Headphones can sound great, they can nail the tonal balance, they can nail the details, or extension, or clarity, but when it comes to naturalness, realism, soundstage, imaging, separation, etc.  headphones just don't have a chance. I'd take a 5000$ speaker + amp setup over the best headphones ever made plugged into the best headphone amp ever made regardless of price, any day of the week, for any genre of music or any listening purpose.


And of course there's the issue of what you get for your money. In the case of headphones, you usually get a little tiny piece of plastic or metal, some foam, some wire, some velour or pleather, and that's it. With speakers you get nicely crafted, very  weighty, very solid, beautiful pieces of furniture made of wood, kevlar, silk, metal...so in that department speakers win again, if that matters to you.

Edited by derbigpr - 9/7/12 at 9:45am
post #11 of 33

I been a speaker/headphones guy for years and i enjoy both. It depends on various factors, such as my mood or if i want to keep my listening more personal (avoid bothering the neighbors) but in relations to cost headphones is the way to go.

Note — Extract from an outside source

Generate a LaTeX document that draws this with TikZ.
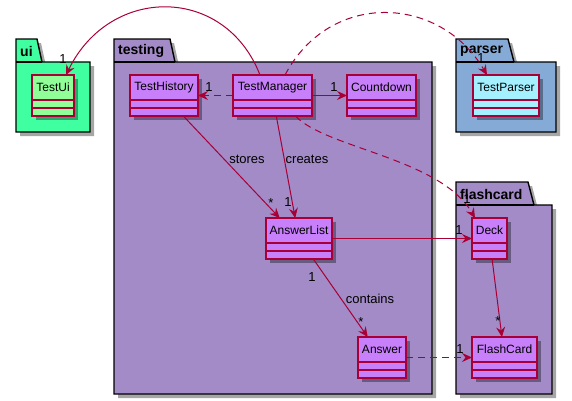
\documentclass[tikz,border=0pt]{standalone}
\usepackage{fontspec}
\setmainfont{Liberation Sans}
\usetikzlibrary{shadows,arrows.meta,calc}
\definecolor{lc}{HTML}{A80036}
\definecolor{pkgp}{HTML}{A28BC7}
\definecolor{clsp}{HTML}{C77FFA}
\definecolor{pkgui}{HTML}{40FFA0}
\definecolor{clsui}{HTML}{90FF98}
\definecolor{pkgpa}{HTML}{85AAD6}
\definecolor{clspa}{HTML}{A5F0FF}
\tikzset{
  pkgline/.style={draw=black, line width=1.4pt},
  pkgshadow/.style={drop shadow={shadow xshift=4pt, shadow yshift=-4pt, opacity=0.35, fill=black}},
  pkgfont/.style={font=\bfseries\fontsize{14}{16}\selectfont, inner sep=0pt},
  cls/.style={draw=lc, line width=1.1pt, minimum height=41pt, inner sep=0pt, outer sep=0pt,
    drop shadow={shadow xshift=4pt, shadow yshift=-4pt, opacity=0.35, fill=black}},
  clsline/.style={draw=lc, line width=1.1pt},
  clsfont/.style={font=\fontsize{12}{14}\selectfont, inner sep=0pt},
  lbl/.style={font=\fontsize{13}{15}\selectfont, inner sep=0pt},
  assoc/.style={draw=lc, line width=1pt, -{Stealth[length=10pt,width=9pt,inset=3.5pt]}},
  dep/.style={assoc, dash pattern=on 7pt off 5pt},
}
\newcommand\umlpkg[9]{%
  \draw[pkgline, fill=#8, pkgshadow] (#2,#7) -- (#5,#7) -- (#6,#7+23) -- (#3,#7+23) -- (#3,#4) -- (#2,#4) -- cycle;
  \draw[pkgline] (#2,#7+23) -- (#6,#7+23);
  \node[pkgfont, anchor=west] (#1) at (#2+4,#7+12) {#9};
}
\newcommand\umlcls[6]{%
  \node[cls, fill=#5, minimum width=#4pt, anchor=north west] (#1) at (#2,#3) {};
  \node[clsfont] (#1-name) at ($(#1.north)+(0,12.5)$) {#6};
  \draw[clsline] ($(#1.north west)+(0,25)$) -- ($(#1.north east)+(0,25)$);
  \draw[clsline] ($(#1.north west)+(0,33)$) -- ($(#1.north east)+(0,33)$);
}
\begin{document}
\begin{tikzpicture}[x=1pt,y=-1pt]
\useasboundingbox (0,0) rectangle (572,400);
% packages
\umlpkg{pui}{16}{90}{132}{37}{42}{39}{pkgui}{ui}
\umlpkg{ptesting}{114}{432}{394}{170}{175}{39}{pkgp}{testing}
\umlpkg{pparser}{456}{556}{132}{508}{514}{39}{pkgpa}{parser}
\umlpkg{pflash}{456}{552}{394}{528}{534}{182}{pkgp}{flashcard}
% classes
\umlcls{tui}{32}{75}{42}{clsui}{TestUi}
\umlcls{th}{130}{75}{68}{clsp}{TestHistory}
\umlcls{tm}{233}{75}{79}{clsp}{TestManager}
\umlcls{cd}{347}{75}{69}{clsp}{Countdown}
\umlcls{tp}{473}{75}{66}{clspa}{TestParser}
\umlcls{al}{266}{218}{66}{clsp}{AnswerList}
\umlcls{ans}{358}{337}{48}{clsp}{Answer}
\umlcls{deck}{472}{218}{35}{clsp}{Deck}
\umlcls{fc}{472}{337}{65}{clsp}{FlashCard}
% connectors
\draw[assoc] ([xshift=-12.5pt]tm.north) .. controls (225,-15) and (110,-15) .. ([xshift=13pt]tui.north);
\draw[dep] ([xshift=12.5pt]tm.north) .. controls (330,-10) and (440,-5) .. ([xshift=-19pt]tp.north);
\draw[dep] (tm) -- (th);
\draw[assoc] (tm) -- (cd);
\draw[assoc] (th) -- (al);
\draw[assoc] (tm) -- (al);
\draw[dep] ([xshift=23pt]tm.south) .. controls (325,148) and (440,158) .. ([xshift=-14.5pt]deck.north);
\draw[assoc] (al) -- (deck);
\draw[assoc] (al) -- (ans);
\draw[dep] (ans) -- (fc);
\draw[assoc] (deck) -- (fc);
% labels
\node[lbl] (m1) at (63,59) {1};
\node[lbl] (m2) at (481,58) {1};
\node[lbl] (m3) at (209,87) {1};
\node[lbl] (m4) at (334,87) {1};
\node[lbl] (m5) at (247,159) {stores};
\node[lbl] (m6) at (271,203) {*};
\node[lbl] (m7) at (307,159) {creates};
\node[lbl] (m8) at (288,202) {1};
\node[lbl] (m9) at (467,199) {1};
\node[lbl] (m10) at (459,230) {1};
\node[lbl] (m11) at (312,277) {1};
\node[lbl] (m12) at (370,299) {contains};
\node[lbl] (m13) at (361,322) {*};
\node[lbl] (m14) at (460,349) {1};
\node[lbl] (m15) at (498,321) {*};
\end{tikzpicture}
\end{document}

You can have a decent audiophile setup for around 1k. 

post #12 of 33

To me, it's the amount of space u have for your room.

Some of us do not have the luxury of a bigger rooms for better acoustics.

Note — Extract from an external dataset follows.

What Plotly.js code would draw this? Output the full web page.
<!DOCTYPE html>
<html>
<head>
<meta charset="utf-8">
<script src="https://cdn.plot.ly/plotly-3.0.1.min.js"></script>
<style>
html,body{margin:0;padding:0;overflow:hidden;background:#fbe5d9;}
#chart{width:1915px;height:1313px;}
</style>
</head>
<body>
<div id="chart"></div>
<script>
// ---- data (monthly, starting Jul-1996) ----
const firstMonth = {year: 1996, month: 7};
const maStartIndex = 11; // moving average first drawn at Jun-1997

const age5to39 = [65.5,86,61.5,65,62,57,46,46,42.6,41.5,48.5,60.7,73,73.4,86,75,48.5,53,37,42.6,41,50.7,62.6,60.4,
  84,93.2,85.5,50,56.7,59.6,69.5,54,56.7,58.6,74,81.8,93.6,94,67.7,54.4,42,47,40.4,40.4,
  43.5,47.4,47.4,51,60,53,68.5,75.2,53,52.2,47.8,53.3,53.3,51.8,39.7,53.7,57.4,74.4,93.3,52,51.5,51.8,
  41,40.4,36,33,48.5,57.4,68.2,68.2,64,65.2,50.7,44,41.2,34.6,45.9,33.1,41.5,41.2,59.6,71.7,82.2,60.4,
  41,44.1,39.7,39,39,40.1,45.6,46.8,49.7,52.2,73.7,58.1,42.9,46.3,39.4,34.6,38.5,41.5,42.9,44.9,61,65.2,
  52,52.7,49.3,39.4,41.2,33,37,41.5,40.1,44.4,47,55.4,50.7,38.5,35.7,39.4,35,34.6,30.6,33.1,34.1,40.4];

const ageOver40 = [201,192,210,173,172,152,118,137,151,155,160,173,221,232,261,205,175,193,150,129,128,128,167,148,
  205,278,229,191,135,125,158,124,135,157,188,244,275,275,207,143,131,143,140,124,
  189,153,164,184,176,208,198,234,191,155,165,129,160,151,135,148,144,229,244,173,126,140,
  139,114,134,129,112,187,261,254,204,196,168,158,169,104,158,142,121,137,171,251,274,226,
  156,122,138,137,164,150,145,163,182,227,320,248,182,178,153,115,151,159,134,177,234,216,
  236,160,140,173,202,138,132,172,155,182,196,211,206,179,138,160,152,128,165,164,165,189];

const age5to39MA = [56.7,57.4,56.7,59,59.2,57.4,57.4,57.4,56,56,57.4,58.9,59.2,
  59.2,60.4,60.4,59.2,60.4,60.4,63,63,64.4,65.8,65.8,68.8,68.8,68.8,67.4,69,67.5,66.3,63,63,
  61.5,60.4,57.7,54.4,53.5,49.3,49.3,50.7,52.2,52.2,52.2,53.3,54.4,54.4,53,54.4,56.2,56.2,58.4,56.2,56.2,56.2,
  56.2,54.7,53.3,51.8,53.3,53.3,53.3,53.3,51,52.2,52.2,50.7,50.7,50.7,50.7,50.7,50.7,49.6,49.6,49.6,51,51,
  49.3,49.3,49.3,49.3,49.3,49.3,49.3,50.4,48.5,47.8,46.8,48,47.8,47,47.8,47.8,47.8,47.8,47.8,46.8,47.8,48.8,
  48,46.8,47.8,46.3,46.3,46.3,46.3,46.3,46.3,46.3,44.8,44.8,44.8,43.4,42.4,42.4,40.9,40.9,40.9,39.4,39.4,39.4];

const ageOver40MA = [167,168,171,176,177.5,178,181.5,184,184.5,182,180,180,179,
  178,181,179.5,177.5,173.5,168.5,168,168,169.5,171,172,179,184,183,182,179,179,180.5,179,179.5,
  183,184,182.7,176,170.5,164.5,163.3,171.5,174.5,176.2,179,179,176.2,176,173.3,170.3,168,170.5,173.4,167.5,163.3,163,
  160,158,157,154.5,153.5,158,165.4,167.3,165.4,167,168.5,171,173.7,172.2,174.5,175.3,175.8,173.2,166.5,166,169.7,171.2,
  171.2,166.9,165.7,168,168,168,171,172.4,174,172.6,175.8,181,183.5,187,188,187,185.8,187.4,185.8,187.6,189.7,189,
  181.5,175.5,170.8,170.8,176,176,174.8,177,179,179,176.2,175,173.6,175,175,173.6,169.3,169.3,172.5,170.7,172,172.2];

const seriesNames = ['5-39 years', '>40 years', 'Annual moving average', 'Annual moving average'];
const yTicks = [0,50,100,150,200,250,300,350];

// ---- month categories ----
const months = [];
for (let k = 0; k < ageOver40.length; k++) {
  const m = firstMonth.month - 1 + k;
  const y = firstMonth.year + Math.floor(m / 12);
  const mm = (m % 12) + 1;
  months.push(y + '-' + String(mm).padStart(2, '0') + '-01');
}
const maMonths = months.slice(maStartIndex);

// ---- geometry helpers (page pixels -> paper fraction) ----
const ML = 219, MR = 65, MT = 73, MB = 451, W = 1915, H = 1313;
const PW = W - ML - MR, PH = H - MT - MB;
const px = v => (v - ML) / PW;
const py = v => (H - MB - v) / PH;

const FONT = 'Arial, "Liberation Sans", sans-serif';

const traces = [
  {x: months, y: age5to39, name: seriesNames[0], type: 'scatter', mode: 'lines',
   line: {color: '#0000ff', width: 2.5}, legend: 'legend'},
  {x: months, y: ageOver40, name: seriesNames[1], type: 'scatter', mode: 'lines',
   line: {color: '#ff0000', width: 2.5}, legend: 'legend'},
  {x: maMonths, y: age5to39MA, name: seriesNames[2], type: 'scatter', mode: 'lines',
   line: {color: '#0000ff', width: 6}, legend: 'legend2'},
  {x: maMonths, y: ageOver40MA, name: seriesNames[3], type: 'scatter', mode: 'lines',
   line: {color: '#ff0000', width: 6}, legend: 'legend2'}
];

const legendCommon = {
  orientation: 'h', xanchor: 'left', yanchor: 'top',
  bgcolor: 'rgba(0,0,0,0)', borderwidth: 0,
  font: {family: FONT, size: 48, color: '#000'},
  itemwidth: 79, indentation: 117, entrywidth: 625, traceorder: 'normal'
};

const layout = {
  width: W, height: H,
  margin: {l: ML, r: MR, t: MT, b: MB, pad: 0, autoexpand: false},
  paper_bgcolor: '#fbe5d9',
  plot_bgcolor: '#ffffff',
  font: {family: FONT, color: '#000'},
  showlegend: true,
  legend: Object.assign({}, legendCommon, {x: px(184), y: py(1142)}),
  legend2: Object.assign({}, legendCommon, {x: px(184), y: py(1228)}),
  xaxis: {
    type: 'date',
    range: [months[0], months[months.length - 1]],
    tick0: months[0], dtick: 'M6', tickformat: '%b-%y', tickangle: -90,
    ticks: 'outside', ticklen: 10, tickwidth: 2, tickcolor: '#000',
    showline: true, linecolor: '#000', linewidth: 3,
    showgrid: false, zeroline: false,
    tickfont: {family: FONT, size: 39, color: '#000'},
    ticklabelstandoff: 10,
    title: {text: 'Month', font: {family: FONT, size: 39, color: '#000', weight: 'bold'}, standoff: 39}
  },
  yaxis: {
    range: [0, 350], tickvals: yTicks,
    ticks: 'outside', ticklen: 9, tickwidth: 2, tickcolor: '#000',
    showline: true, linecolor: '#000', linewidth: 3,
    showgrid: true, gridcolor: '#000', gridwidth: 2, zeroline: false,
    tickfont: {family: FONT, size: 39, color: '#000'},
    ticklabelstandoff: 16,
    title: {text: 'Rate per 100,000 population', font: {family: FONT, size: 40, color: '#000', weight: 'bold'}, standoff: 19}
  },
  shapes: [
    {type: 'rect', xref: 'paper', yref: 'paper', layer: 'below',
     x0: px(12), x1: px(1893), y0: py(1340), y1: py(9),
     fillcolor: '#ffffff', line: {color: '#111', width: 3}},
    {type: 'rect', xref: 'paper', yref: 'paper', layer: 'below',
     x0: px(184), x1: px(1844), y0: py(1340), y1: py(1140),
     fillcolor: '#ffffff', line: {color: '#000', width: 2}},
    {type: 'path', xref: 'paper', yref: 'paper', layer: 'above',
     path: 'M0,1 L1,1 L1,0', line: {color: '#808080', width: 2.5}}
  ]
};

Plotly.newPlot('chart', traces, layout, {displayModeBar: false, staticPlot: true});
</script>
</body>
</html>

In some countries, rooms are actually small and we sit pretty close to speakers.


Thats when headphone do us more justice than speakers.

Of course speakers is better but comes a lot of cons with it such as volume level, noise pollution and position etc.

post #13 of 33

You can still make a small room sound pretty good if you use the right type of room treatment.

post #14 of 33

True, room matters. But my room is small, 16 square meters, not acoustically treated, full of things that vibrate and resonate, but my speaker setup easily beats any of my headphones. And its not an ideal room either, speaker placement is far from perfect, and one speaker has to be exactly in the corner, but still, headphones cant match my speaker setup.  Its Kef Q300 (800$) + Onkyo A5VL amp (400$) + some 50$ worth of Supra speaker cables + homemade 30kg each steel speaker stands filled with sand which cost me about 200$ in material and about 5000$ (my estimate) in work.  So, its about 1500$ total give or take. I don't think any headphone setup can match the sound. Something like HD800's alone cost more, and still, I don't think they come close, no way.


And when I put the speakers into my livingroom which about 35 square feet, completely square in shape with a 4 meter tall ceiling, I can place the speakers away from walls, give them room to breathe, then they take on a completely different level of clarity, and imaging is amazing.

Edited by derbigpr - 9/7/12 at 10:48am
post #15 of 33

I've dabbled with both and find it hard to believe anyone thinks, price per performance-wise, that speaker could ever beat headphones.  I've had some decent 5.1 setups and even decent 2.1's for my computer in the past and they are miles away when it comes to the headphones.  Maybe I just don't have an acute ear for these things.